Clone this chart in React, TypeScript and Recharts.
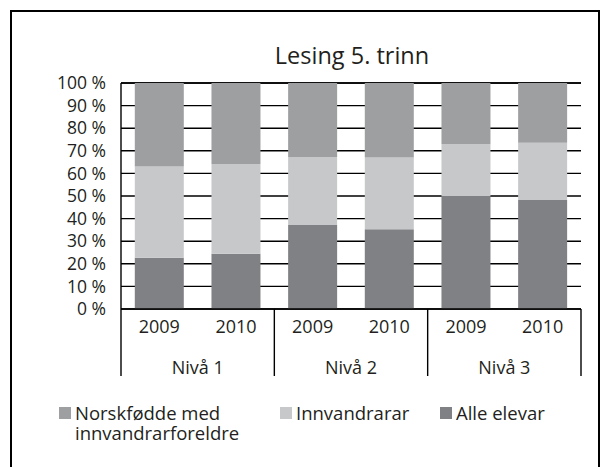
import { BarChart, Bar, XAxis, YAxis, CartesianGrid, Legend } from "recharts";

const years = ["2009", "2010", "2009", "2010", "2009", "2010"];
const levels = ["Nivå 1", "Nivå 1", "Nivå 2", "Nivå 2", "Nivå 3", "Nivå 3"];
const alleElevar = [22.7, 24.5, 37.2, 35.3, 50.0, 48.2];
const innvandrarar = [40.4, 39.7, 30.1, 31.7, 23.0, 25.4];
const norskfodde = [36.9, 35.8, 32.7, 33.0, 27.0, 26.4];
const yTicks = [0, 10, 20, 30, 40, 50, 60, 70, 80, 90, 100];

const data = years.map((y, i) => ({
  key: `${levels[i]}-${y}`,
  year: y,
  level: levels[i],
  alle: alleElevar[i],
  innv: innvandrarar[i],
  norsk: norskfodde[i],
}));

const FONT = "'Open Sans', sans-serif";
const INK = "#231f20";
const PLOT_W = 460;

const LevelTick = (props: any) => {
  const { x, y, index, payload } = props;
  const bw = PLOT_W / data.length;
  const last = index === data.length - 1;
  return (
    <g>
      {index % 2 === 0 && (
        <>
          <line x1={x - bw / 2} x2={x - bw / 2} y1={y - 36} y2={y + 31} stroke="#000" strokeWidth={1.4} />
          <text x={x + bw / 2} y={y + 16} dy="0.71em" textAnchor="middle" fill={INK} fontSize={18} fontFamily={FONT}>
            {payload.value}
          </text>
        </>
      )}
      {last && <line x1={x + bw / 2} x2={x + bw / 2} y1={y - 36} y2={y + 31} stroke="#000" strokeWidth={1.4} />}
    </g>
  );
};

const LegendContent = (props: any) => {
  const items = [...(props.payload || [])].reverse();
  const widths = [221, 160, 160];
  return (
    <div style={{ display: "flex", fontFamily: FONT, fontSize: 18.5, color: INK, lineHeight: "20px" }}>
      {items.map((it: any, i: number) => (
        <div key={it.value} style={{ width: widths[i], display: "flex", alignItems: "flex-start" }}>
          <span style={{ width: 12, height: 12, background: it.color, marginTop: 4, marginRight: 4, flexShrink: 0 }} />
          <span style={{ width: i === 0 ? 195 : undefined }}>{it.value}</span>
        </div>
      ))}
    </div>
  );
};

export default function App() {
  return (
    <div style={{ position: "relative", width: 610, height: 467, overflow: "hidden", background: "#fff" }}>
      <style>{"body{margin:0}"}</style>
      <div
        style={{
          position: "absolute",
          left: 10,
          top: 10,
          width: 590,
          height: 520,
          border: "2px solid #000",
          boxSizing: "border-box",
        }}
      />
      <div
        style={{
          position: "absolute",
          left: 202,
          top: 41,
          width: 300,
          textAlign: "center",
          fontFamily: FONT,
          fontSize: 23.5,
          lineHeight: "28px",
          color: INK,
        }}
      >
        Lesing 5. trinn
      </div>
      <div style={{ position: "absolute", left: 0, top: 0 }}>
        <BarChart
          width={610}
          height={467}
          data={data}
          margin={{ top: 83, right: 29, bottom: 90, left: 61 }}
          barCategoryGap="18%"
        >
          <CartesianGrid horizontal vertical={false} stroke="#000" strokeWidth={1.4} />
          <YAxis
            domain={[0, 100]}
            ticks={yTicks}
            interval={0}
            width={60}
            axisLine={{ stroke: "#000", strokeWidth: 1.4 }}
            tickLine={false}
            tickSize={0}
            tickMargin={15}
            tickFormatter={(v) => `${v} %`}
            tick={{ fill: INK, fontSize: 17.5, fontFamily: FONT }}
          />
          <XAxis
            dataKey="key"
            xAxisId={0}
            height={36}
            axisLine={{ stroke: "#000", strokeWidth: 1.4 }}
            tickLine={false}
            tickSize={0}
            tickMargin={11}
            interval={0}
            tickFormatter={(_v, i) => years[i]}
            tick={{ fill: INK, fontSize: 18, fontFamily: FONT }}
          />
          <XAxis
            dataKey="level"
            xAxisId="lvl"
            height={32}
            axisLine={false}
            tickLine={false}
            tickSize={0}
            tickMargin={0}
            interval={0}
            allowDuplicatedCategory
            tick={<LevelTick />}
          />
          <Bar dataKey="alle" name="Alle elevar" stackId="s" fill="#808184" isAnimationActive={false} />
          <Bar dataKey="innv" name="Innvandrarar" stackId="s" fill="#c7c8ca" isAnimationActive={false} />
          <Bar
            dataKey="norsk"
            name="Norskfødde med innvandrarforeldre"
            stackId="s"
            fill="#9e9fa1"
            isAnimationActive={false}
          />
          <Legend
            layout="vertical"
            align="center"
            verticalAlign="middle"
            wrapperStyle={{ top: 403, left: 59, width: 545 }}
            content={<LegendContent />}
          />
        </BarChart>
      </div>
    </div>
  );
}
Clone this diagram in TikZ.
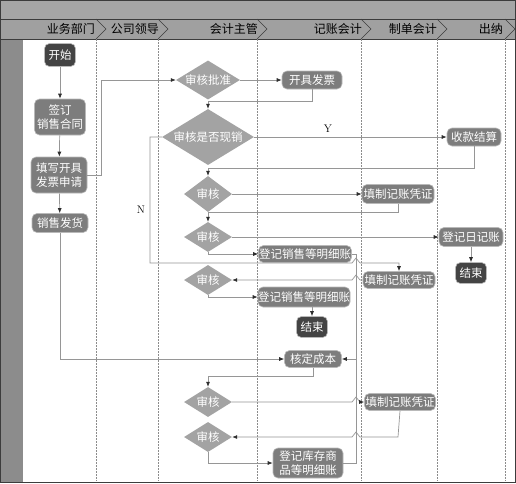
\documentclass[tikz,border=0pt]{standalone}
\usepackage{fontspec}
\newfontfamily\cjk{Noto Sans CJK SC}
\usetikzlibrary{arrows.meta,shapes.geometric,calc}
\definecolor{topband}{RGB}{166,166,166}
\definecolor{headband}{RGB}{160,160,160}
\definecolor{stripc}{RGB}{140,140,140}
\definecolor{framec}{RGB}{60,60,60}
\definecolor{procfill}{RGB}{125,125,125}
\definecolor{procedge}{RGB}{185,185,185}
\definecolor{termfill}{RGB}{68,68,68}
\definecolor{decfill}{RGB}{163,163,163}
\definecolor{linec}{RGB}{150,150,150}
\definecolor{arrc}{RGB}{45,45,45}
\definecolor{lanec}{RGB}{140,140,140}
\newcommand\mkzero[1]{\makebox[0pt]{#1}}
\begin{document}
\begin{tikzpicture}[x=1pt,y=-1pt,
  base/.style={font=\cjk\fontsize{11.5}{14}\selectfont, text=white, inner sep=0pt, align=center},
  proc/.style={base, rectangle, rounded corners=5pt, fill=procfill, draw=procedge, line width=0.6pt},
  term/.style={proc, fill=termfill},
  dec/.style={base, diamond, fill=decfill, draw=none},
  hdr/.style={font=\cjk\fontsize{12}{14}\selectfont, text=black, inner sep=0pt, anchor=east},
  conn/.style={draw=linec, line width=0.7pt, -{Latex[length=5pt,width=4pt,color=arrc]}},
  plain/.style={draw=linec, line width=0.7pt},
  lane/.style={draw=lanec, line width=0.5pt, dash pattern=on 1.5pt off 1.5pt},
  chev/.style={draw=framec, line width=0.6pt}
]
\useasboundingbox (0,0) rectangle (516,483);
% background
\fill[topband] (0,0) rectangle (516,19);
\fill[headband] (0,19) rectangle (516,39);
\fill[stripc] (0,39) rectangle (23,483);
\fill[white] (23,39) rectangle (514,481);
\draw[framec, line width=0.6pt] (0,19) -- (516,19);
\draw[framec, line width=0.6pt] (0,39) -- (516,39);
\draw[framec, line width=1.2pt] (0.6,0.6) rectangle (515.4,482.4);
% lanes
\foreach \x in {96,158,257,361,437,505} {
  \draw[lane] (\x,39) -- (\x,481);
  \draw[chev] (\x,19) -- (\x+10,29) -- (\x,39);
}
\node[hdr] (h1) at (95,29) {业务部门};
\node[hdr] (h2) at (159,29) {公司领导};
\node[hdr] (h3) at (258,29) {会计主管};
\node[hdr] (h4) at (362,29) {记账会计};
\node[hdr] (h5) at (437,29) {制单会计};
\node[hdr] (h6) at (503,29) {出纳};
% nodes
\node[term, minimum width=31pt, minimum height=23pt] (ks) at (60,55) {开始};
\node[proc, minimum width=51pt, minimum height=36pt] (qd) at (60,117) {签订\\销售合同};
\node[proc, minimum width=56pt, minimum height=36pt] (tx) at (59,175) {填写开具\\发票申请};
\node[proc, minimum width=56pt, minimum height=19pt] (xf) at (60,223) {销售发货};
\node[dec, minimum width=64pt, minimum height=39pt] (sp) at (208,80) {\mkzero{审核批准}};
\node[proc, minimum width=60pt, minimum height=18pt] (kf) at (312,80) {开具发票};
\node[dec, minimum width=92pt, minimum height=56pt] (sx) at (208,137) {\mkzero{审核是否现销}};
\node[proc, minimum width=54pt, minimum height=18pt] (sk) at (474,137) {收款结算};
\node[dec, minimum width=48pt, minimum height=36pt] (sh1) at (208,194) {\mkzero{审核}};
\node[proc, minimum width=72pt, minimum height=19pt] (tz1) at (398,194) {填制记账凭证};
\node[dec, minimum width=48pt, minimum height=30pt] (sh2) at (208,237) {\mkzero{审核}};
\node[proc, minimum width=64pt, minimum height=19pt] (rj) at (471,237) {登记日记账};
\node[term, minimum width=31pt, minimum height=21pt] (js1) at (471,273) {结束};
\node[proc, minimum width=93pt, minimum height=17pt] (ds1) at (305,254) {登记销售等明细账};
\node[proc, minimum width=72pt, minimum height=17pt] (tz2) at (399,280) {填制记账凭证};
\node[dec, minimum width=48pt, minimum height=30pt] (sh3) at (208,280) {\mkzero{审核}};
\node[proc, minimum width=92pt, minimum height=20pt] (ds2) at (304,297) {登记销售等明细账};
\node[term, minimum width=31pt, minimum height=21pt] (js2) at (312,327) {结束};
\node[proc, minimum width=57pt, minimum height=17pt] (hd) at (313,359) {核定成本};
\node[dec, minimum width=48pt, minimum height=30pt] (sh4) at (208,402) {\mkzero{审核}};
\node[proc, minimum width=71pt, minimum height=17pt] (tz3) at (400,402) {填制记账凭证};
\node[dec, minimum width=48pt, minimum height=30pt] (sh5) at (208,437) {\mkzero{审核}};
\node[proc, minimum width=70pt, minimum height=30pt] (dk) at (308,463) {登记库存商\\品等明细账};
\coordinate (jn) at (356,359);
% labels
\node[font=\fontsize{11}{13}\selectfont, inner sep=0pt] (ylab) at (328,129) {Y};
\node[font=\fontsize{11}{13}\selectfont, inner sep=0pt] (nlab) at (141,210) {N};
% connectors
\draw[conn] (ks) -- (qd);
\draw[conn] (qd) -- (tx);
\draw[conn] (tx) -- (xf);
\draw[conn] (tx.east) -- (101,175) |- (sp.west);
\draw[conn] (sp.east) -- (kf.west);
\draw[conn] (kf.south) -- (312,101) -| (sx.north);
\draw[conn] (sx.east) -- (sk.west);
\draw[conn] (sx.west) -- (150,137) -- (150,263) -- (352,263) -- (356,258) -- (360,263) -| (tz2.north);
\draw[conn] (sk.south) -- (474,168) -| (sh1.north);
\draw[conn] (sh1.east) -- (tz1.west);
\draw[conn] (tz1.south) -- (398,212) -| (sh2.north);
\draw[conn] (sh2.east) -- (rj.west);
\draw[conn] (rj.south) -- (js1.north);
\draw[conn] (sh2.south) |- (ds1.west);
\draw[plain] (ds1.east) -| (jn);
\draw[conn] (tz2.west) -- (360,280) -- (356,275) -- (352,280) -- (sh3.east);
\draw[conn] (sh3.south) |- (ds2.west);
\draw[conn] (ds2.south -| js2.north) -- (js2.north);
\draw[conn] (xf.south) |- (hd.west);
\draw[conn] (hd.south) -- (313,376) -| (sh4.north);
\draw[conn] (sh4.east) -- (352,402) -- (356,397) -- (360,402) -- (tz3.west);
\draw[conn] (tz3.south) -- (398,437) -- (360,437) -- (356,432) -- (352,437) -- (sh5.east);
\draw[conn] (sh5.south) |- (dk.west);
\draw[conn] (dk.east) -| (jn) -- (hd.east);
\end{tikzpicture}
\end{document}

··········

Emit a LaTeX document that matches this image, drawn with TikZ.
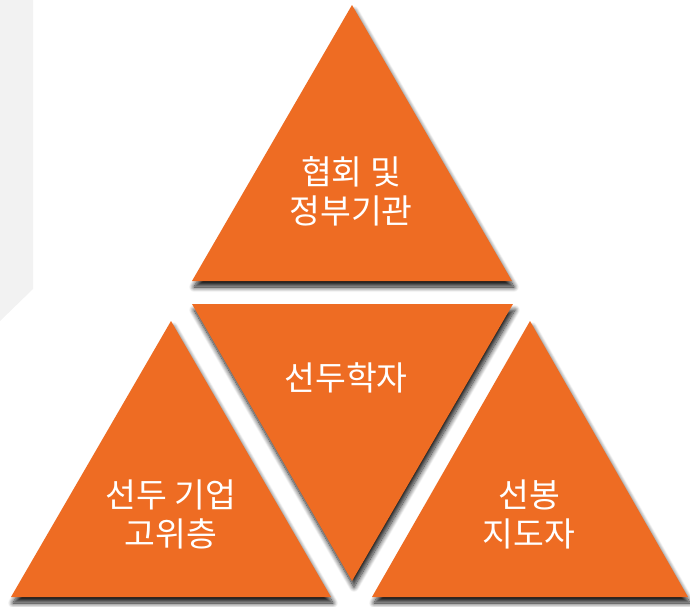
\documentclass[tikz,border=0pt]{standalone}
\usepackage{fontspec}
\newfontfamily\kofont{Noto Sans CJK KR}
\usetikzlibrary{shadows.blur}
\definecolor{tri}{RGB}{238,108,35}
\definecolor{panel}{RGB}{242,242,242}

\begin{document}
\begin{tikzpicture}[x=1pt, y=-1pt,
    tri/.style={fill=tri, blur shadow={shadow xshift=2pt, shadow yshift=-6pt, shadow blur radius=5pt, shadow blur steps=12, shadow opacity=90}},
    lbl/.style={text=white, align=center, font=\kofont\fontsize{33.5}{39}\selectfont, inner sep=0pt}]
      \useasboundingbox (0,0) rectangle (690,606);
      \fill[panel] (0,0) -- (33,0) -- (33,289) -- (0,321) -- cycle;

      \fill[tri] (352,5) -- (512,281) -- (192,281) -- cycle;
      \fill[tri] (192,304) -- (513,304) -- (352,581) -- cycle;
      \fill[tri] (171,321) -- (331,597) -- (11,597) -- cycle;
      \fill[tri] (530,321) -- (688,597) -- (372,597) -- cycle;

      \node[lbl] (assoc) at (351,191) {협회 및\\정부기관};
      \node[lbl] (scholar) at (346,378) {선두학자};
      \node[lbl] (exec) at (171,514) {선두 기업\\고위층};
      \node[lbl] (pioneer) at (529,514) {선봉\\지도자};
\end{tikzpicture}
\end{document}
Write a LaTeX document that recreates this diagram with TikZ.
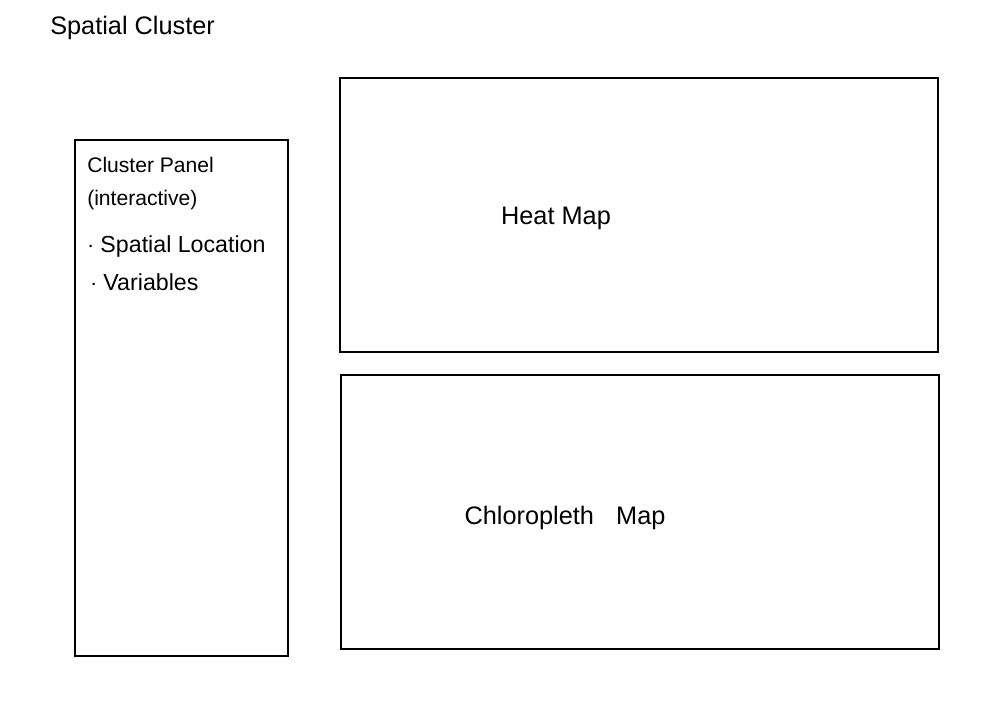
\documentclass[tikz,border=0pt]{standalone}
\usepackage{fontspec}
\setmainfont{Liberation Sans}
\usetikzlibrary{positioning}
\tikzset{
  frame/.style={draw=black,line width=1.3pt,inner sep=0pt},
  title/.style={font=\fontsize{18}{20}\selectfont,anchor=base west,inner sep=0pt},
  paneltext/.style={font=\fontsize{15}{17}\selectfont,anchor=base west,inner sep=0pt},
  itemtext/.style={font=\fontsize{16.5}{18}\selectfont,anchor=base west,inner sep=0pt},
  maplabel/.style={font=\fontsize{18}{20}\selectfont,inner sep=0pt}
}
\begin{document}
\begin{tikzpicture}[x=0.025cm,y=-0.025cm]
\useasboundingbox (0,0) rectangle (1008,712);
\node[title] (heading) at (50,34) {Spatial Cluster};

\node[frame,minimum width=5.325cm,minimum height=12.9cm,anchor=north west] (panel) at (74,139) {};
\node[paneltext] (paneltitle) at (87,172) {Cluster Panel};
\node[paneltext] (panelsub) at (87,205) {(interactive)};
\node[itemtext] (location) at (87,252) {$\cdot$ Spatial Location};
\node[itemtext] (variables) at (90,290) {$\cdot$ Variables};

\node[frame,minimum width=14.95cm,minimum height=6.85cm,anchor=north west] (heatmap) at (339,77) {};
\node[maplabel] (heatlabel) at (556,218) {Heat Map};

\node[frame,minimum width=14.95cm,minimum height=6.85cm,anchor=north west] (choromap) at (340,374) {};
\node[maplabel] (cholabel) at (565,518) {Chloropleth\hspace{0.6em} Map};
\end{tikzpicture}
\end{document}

··········

Task brief >> Omit all pictures and repeat exactly the lines from the one containing "Emit a LaTeX" through the one containing "(0,321) -- cycle;", ends included, with nothing added.

Complete response >>
Emit a LaTeX document that matches this image, drawn with TikZ.
\documentclass[tikz,border=0pt]{standalone}
\usepackage{fontspec}
\newfontfamily\kofont{Noto Sans CJK KR}
\usetikzlibrary{shadows.blur}
\definecolor{tri}{RGB}{238,108,35}
\definecolor{panel}{RGB}{242,242,242}

\begin{document}
\begin{tikzpicture}[x=1pt, y=-1pt,
    tri/.style={fill=tri, blur shadow={shadow xshift=2pt, shadow yshift=-6pt, shadow blur radius=5pt, shadow blur steps=12, shadow opacity=90}},
    lbl/.style={text=white, align=center, font=\kofont\fontsize{33.5}{39}\selectfont, inner sep=0pt}]
      \useasboundingbox (0,0) rectangle (690,606);
      \fill[panel] (0,0) -- (33,0) -- (33,289) -- (0,321) -- cycle;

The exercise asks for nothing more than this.